Insurance and Technology – The Unvarnished Truth

Insurance and Technology – The Unvarnished Truth

Insurance and Technology – The Unvarnished Truth

https://www.finews.com/news/english-news/71958-insurance-innovations-technology-dimitri-wulich-lukas-stricker-swiss-finance-place

Publish Date: 2026-04-24 09:09:00

Source Domain: www.finews.com

In this column, authors provide commentary on economic and financial topics.

For more than a decade, the industry has been telling itself the same story: disruption is imminent. Artificial intelligence will soon make underwriting obsolete. An InsurTech will redefine the market.

None of this has materialized. And for reasons that are rarely articulated openly: insurance is not a digital lifestyle product—it is a core component of the financial system, built on highly resilient mechanics.

Interest rates outweigh AI. Claims inflation outweighs chatbots. A single mispriced industrial risk can wipe out any efficiency gains achieved through process automation.

Technology: More Risk Than Innovation for Many

In presentations, technology is celebrated as a key growth driver. Behind closed doors, the narrative is far more cautious:

  • «We can no longer find anyone who fully understands our core system.»
  • «We are increasingly concerned about cyber risk.»
  • «We are unsure whether our data quality is sufficient.»
  • «The next major IT program could result in another multi-million write-off.»

«The industry is investing billions in technology, yet productivity gains remain modest.»

This is the industry’s reality. And it explains why, in many cases, IT functions primarily as a stabilization mechanism, rather than a driver of new business models.

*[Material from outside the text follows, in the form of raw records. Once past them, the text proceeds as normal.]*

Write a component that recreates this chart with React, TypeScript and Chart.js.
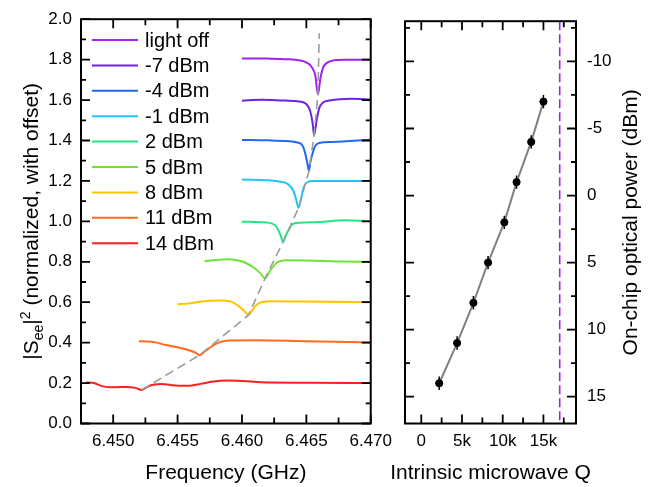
import React, { useEffect, useRef } from "react";
import { Chart, registerables } from "chart.js";
Chart.register(...registerables);

const FONT = "Arial, 'Liberation Sans', Helvetica, sans-serif";

// ---------- Left panel: |See|^2 traces (normalized, offset) ----------
const seriesLabels = ["light off", "-7 dBm", "-4 dBm", "-1 dBm", "2 dBm", "5 dBm", "8 dBm", "11 dBm", "14 dBm"];
const seriesColors = ["#A321EF", "#6B24E3", "#2467F5", "#22C4F7", "#22E683", "#6FE23A", "#FFC300", "#FF6A21", "#FF1E1E"];

const freqLightOff = [6.460, 6.462, 6.4635, 6.4645, 6.465, 6.4654, 6.4657, 6.4659, 6.4661, 6.4663, 6.4666, 6.467, 6.468, 6.470];
const sLightOff = [1.806, 1.805, 1.802, 1.796, 1.786, 1.765, 1.72, 1.627, 1.71, 1.76, 1.784, 1.795, 1.8, 1.8];

const freqM7 = [6.460, 6.4615, 6.463, 6.4643, 6.4649, 6.4653, 6.4655, 6.4656, 6.4658, 6.466, 6.4663, 6.4668, 6.4685, 6.470];
const sM7 = [1.597, 1.601, 1.598, 1.594, 1.585, 1.545, 1.48, 1.426, 1.5, 1.56, 1.588, 1.598, 1.607, 1.603];

const freqM4 = [6.460, 6.462, 6.4635, 6.4643, 6.4647, 6.4649, 6.4651, 6.4652, 6.4653, 6.4655, 6.4657, 6.466, 6.467, 6.470];
const sM4 = [1.403, 1.401, 1.397, 1.39, 1.375, 1.34, 1.28, 1.248, 1.29, 1.34, 1.374, 1.388, 1.393, 1.404];

const freqM1 = [6.460, 6.462, 6.463, 6.4636, 6.464, 6.4642, 6.4644, 6.4646, 6.4648, 6.4651, 6.4655, 6.467, 6.470];
const sM1 = [1.207, 1.203, 1.196, 1.183, 1.15, 1.11, 1.067, 1.115, 1.17, 1.195, 1.2, 1.2, 1.2];

const freqP2 = [6.460, 6.4615, 6.4623, 6.4627, 6.463, 6.4632, 6.4634, 6.4636, 6.4639, 6.4645, 6.466, 6.468, 6.470];
const sP2 = [0.998, 0.996, 0.99, 0.972, 0.93, 0.899, 0.93, 0.955, 0.985, 0.993, 0.997, 1.006, 1.0];

const freqP5 = [6.4571, 6.458, 6.4589, 6.4597, 6.4603, 6.4609, 6.4614, 6.4618, 6.4622, 6.4627, 6.4634, 6.465, 6.4675, 6.470];
const sP5 = [0.803, 0.809, 0.812, 0.806, 0.794, 0.772, 0.745, 0.718, 0.757, 0.795, 0.807, 0.806, 0.802, 0.799];

const freqP8 = [6.455, 6.4558, 6.4566, 6.4575, 6.4583, 6.4591, 6.4598, 6.4602, 6.4605, 6.4608, 6.4611, 6.4615, 6.4625, 6.465, 6.470];
const sP8 = [0.59, 0.593, 0.601, 0.607, 0.609, 0.604, 0.578, 0.555, 0.536, 0.56, 0.585, 0.6, 0.605, 0.603, 0.6];

const freqP11 = [6.452, 6.453, 6.4541, 6.4551, 6.456, 6.4564, 6.4567, 6.457, 6.4574, 6.4579, 6.4584, 6.459, 6.461, 6.465, 6.470];
const sP11 = [0.407, 0.405, 0.388, 0.376, 0.36, 0.35, 0.338, 0.35, 0.37, 0.392, 0.404, 0.41, 0.412, 0.407, 0.401];

const freqP14 = [6.4479, 6.4484, 6.4491, 6.4501, 6.451, 6.4518, 6.4522, 6.4526, 6.453, 6.4538, 6.4545, 6.4551, 6.4558, 6.4568, 6.4576, 6.4589, 6.4601, 6.4615, 6.465, 6.470];
const sP14 = [0.203, 0.202, 0.185, 0.179, 0.181, 0.175, 0.166, 0.18, 0.19, 0.196, 0.19, 0.187, 0.187, 0.196, 0.206, 0.213, 0.21, 0.204, 0.202, 0.2];

const seriesFreqs = [freqLightOff, freqM7, freqM4, freqM1, freqP2, freqP5, freqP8, freqP11, freqP14];
const seriesValues = [sLightOff, sM7, sM4, sM1, sP2, sP5, sP8, sP11, sP14];

// resonance track (dashed guide)
const dipFreq = [6.4522, 6.4567, 6.4605, 6.4618, 6.4632, 6.4644, 6.4652, 6.4656, 6.4659, 6.466];
const dipS = [0.166, 0.338, 0.536, 0.718, 0.899, 1.067, 1.248, 1.426, 1.627, 1.93];

const freqMin = 6.4475;
const freqMax = 6.47;
const freqTicks = [6.45, 6.455, 6.46, 6.465, 6.47];
const freqMinorTicks = [6.4475, 6.4525, 6.4575, 6.4625, 6.4675];
const sMin = 0;
const sMax = 2.0;
const sTicks = [0, 0.2, 0.4, 0.6, 0.8, 1.0, 1.2, 1.4, 1.6, 1.8, 2.0];
const sMinorTicks = [0.1, 0.3, 0.5, 0.7, 0.9, 1.1, 1.3, 1.5, 1.7, 1.9];

// ---------- Right panel: Q vs optical power ----------
const qValues = [2200, 4400, 6400, 8200, 10200, 11700, 13500, 15000];
const powerValues = [14, 11, 8, 5, 2, -1, -4, -7];
const qErr = [400, 380, 380, 380, 380, 380, 380, 380];
const powerErr = [0.5, 0.5, 0.5, 0.5, 0.5, 0.5, 0.5, 0.5];
const uncoupledQ = 17000;

const qMin = -2000;
const qMax = 19000;
const qTicks = [0, 5000, 10000, 15000];
const qTickLabels = ["0", "5k", "10k", "15k"];
const qMinorTicks = [2500, 7500, 12500, 17500];
const powerMin = -13;
const powerMax = 17;
const powerTicks = [-10, -5, 0, 5, 10, 15];
const powerMinorTicks = [-12.5, -7.5, -2.5, 2.5, 7.5, 12.5];

// ---------- plugins ----------
function makeFramePlugin(xMajor: number[], xMinor: number[], yMajor: number[], yMinor: number[]) {
  return {
    id: "frame",
    afterDatasetsDraw(chart: any) {
      const { ctx, chartArea: a, scales } = chart;
      const xs = scales.x;
      const ys = scales.y;
      ctx.save();
      ctx.strokeStyle = "#000";
      ctx.lineWidth = 1.8;
      ctx.lineCap = "butt";
      ctx.beginPath();
      const xt = (vals: number[], len: number) => {
        vals.forEach((v) => {
          const p = xs.getPixelForValue(v);
          ctx.moveTo(p, a.bottom);
          ctx.lineTo(p, a.bottom - len);
          ctx.moveTo(p, a.top);
          ctx.lineTo(p, a.top + len);
        });
      };
      const yt = (vals: number[], len: number) => {
        vals.forEach((v) => {
          const p = ys.getPixelForValue(v);
          ctx.moveTo(a.left, p);
          ctx.lineTo(a.left + len, p);
          ctx.moveTo(a.right, p);
          ctx.lineTo(a.right - len, p);
        });
      };
      xt(xMajor, 9);
      xt(xMinor, 6);
      yt(yMajor, 9);
      yt(yMinor, 5);
      ctx.stroke();
      ctx.lineWidth = 2;
      ctx.strokeRect(a.left, a.top, a.right - a.left, a.bottom - a.top);
      ctx.restore();
    },
  };
}

const legendPlugin = {
  id: "insideLegend",
  afterDraw(chart: any) {
    const { ctx } = chart;
    ctx.save();
    ctx.font = `20px ${FONT}`;
    ctx.fillStyle = "#000";
    ctx.textBaseline = "middle";
    ctx.textAlign = "left";
    seriesLabels.forEach((label, i) => {
      const y = 40 + i * 25.4;
      ctx.strokeStyle = seriesColors[i];
      ctx.lineWidth = 2;
      ctx.beginPath();
      ctx.moveTo(92, y);
      ctx.lineTo(138, y);
      ctx.stroke();
      ctx.fillText(label, 145, y + 1);
    });
    ctx.restore();
  },
};

const leftTitlePlugin = {
  id: "leftYTitle",
  afterDraw(chart: any) {
    const { ctx, chartArea: a } = chart;
    const big = 21;
    const small = 14;
    const parts: { t: string; size: number; dy: number }[] = [
      { t: "|S", size: big, dy: 0 },
      { t: "ee", size: small, dy: 5 },
      { t: "|", size: big, dy: 0 },
      { t: "2", size: small, dy: -8 },
      { t: " (normalized, with offset)", size: big, dy: 0 },
    ];
    ctx.save();
    let total = 0;
    parts.forEach((p) => {
      ctx.font = `${p.size}px ${FONT}`;
      total += ctx.measureText(p.t).width;
    });
    ctx.translate(30, (a.top + a.bottom) / 2);
    ctx.rotate(-Math.PI / 2);
    ctx.fillStyle = "#000";
    ctx.textBaseline = "alphabetic";
    ctx.textAlign = "left";
    let x = -total / 2;
    parts.forEach((p) => {
      ctx.font = `${p.size}px ${FONT}`;
      ctx.fillText(p.t, x, 7.5 + p.dy);
      x += ctx.measureText(p.t).width;
    });
    ctx.restore();
  },
};

const rightTitlesPlugin = {
  id: "rightTitles",
  afterDraw(chart: any) {
    const { ctx, chartArea: a } = chart;
    ctx.save();
    ctx.fillStyle = "#000";
    ctx.font = `21px ${FONT}`;
    ctx.textAlign = "center";
    ctx.textBaseline = "middle";
    ctx.fillText("Intrinsic microwave Q", (a.left + a.right) / 2, 473);
    ctx.translate(631 - 390, (a.top + a.bottom) / 2);
    ctx.rotate(-Math.PI / 2);
    ctx.fillText("On-chip optical power (dBm)", 0, 0);
    ctx.restore();
  },
};

const errorBarPlugin = {
  id: "errorBars",
  afterDatasetsDraw(chart: any) {
    const { ctx, scales } = chart;
    const xs = scales.x;
    const ys = scales.y;
    ctx.save();
    ctx.strokeStyle = "#000";
    ctx.lineWidth = 1.5;
    ctx.beginPath();
    qValues.forEach((q, i) => {
      const p = powerValues[i];
      const px = xs.getPixelForValue(q);
      const py = ys.getPixelForValue(p);
      ctx.moveTo(px, ys.getPixelForValue(p - powerErr[i]));
      ctx.lineTo(px, ys.getPixelForValue(p + powerErr[i]));
      ctx.moveTo(xs.getPixelForValue(q - qErr[i]), py);
      ctx.lineTo(xs.getPixelForValue(q + qErr[i]), py);
    });
    ctx.stroke();
    ctx.restore();
  },
};

const tickFont = { family: FONT, size: 17 };
const titleFont = { family: FONT, size: 21 };

function leftConfig(): any {
  const traces = seriesLabels.map((label, i) => ({
    label,
    data: seriesFreqs[i].map((f, j) => ({ x: f, y: seriesValues[i][j] })),
    borderColor: seriesColors[i],
    backgroundColor: seriesColors[i],
    borderWidth: 2,
    pointRadius: 0,
    fill: false,
    cubicInterpolationMode: "monotone",
  }));
  const guide = {
    label: "guide",
    data: dipFreq.map((f, j) => ({ x: f, y: dipS[j] })),
    borderColor: "#9c9c9c",
    borderWidth: 1.6,
    borderDash: [9, 5],
    pointRadius: 0,
    fill: false,
    tension: 0,
  };
  return {
    type: "line",
    data: { datasets: [guide, ...traces] },
    options: {
      responsive: false,
      devicePixelRatio: 1,
      animation: false,
      events: [],
      layout: { padding: { left: 0, right: 23, top: 18, bottom: 0 } },
      plugins: { legend: { display: false }, tooltip: { enabled: false } },
      scales: {
        x: {
          type: "linear",
          min: freqMin,
          max: freqMax,
          afterBuildTicks: (s: any) => {
            s.ticks = freqTicks.map((v) => ({ value: v }));
          },
          afterFit: (s: any) => {
            s.height = 63.5;
          },
          ticks: {
            callback: (v: any) => Number(v).toFixed(3),
            font: tickFont,
            color: "#000",
            padding: 8,
            maxRotation: 0,
            autoSkip: false,
          },
          grid: { display: false, drawTicks: false },
          border: { display: false },
          title: { display: true, text: "Frequency (GHz)", font: titleFont, color: "#000", padding: { top: 0, bottom: 1.5 } },
        },
        y: {
          type: "linear",
          min: sMin,
          max: sMax,
          afterBuildTicks: (s: any) => {
            s.ticks = sTicks.map((v) => ({ value: v }));
          },
          afterFit: (s: any) => {
            s.width = 81;
          },
          ticks: {
            callback: (v: any) => Number(v).toFixed(1),
            font: tickFont,
            color: "#000",
            padding: 9,
            autoSkip: false,
          },
          grid: { display: false, drawTicks: false },
          border: { display: false },
        },
      },
    },
    plugins: [makeFramePlugin(freqTicks, freqMinorTicks, sTicks, sMinorTicks), legendPlugin, leftTitlePlugin],
  };
}

function rightConfig(): any {
  const pts = qValues.map((q, i) => ({ x: q, y: powerValues[i] }));
  return {
    type: "line",
    data: {
      datasets: [
        {
          label: "points",
          data: pts,
          showLine: false,
          pointRadius: 3.6,
          pointBackgroundColor: "#000",
          pointBorderColor: "#000",
          borderColor: "#000",
        },
        {
          label: "fit",
          data: pts,
          borderColor: "#808080",
          borderWidth: 2,
          pointRadius: 0,
          fill: false,
          tension: 0,
        },
        {
          label: "uncoupled",
          data: [
            { x: uncoupledQ, y: powerMin },
            { x: uncoupledQ, y: powerMax },
          ],
          borderColor: "#A020F0",
          borderWidth: 1.6,
          borderDash: [9, 4],
          pointRadius: 0,
          fill: false,
        },
      ],
    },
    options: {
      responsive: false,
      devicePixelRatio: 1,
      animation: false,
      events: [],
      layout: { padding: { left: 15, right: 0, top: 18, bottom: 0 } },
      plugins: { legend: { display: false }, tooltip: { enabled: false } },
      scales: {
        x: {
          type: "linear",
          min: qMin,
          max: qMax,
          afterBuildTicks: (s: any) => {
            s.ticks = qTicks.map((v) => ({ value: v }));
          },
          afterFit: (s: any) => {
            s.height = 63.5;
          },
          ticks: {
            callback: (v: any) => qTickLabels[qTicks.indexOf(Number(v))],
            font: tickFont,
            color: "#000",
            padding: 8,
            maxRotation: 0,
            autoSkip: false,
          },
          grid: { display: false, drawTicks: false },
          border: { display: false },
          title: { display: false },
        },
        y: {
          type: "linear",
          position: "right",
          reverse: true,
          min: powerMin,
          max: powerMax,
          afterBuildTicks: (s: any) => {
            s.ticks = powerTicks.map((v) => ({ value: v }));
          },
          afterFit: (s: any) => {
            s.width = 83;
          },
          ticks: {
            callback: (v: any) => String(v),
            font: tickFont,
            color: "#000",
            padding: 11,
            autoSkip: false,
          },
          grid: { display: false, drawTicks: false },
          border: { display: false },
        },
      },
    },
    plugins: [makeFramePlugin(qTicks, qMinorTicks, powerTicks, powerMinorTicks), errorBarPlugin, rightTitlesPlugin],
  };
}

export default function App() {
  const leftRef = useRef<HTMLCanvasElement>(null);
  const rightRef = useRef<HTMLCanvasElement>(null);
  useEffect(() => {
    const left = new Chart(leftRef.current as HTMLCanvasElement, leftConfig());
    const right = new Chart(rightRef.current as HTMLCanvasElement, rightConfig());
    return () => {
      left.destroy();
      right.destroy();
    };
  }, []);
  return (
    <div style={{ position: "fixed", left: 0, top: 0, width: 659, height: 487, background: "#fff" }}>
      <canvas
        ref={leftRef}
        width={400}
        height={487}
        style={{ position: "absolute", left: 0, top: 0, width: 400, height: 487 }}
      />
      <canvas
        ref={rightRef}
        width={269}
        height={487}
        style={{ position: "absolute", left: 390, top: 0, width: 269, height: 487 }}
      />
    </div>
  );
}
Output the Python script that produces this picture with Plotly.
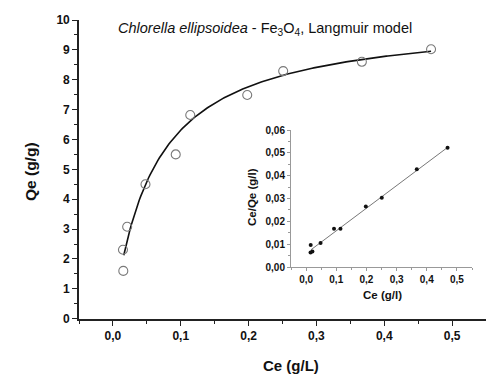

Productivity Gains? Limited at Best

The sector continues to allocate billions to technology, yet productivity improvements remain subdued. Why? Because in insurance, a single mispriced risk can instantly offset gains from more efficient back-office processes.

Moreover, many technologies trigger a paradoxical arms race: AI enhances claims assessment while simultaneously enabling more sophisticated fraud schemes. The net benefit is often negligible.

This dynamic echoes the observation by Robert Solow: «You can see the computer everywhere but in the productivity statistics.»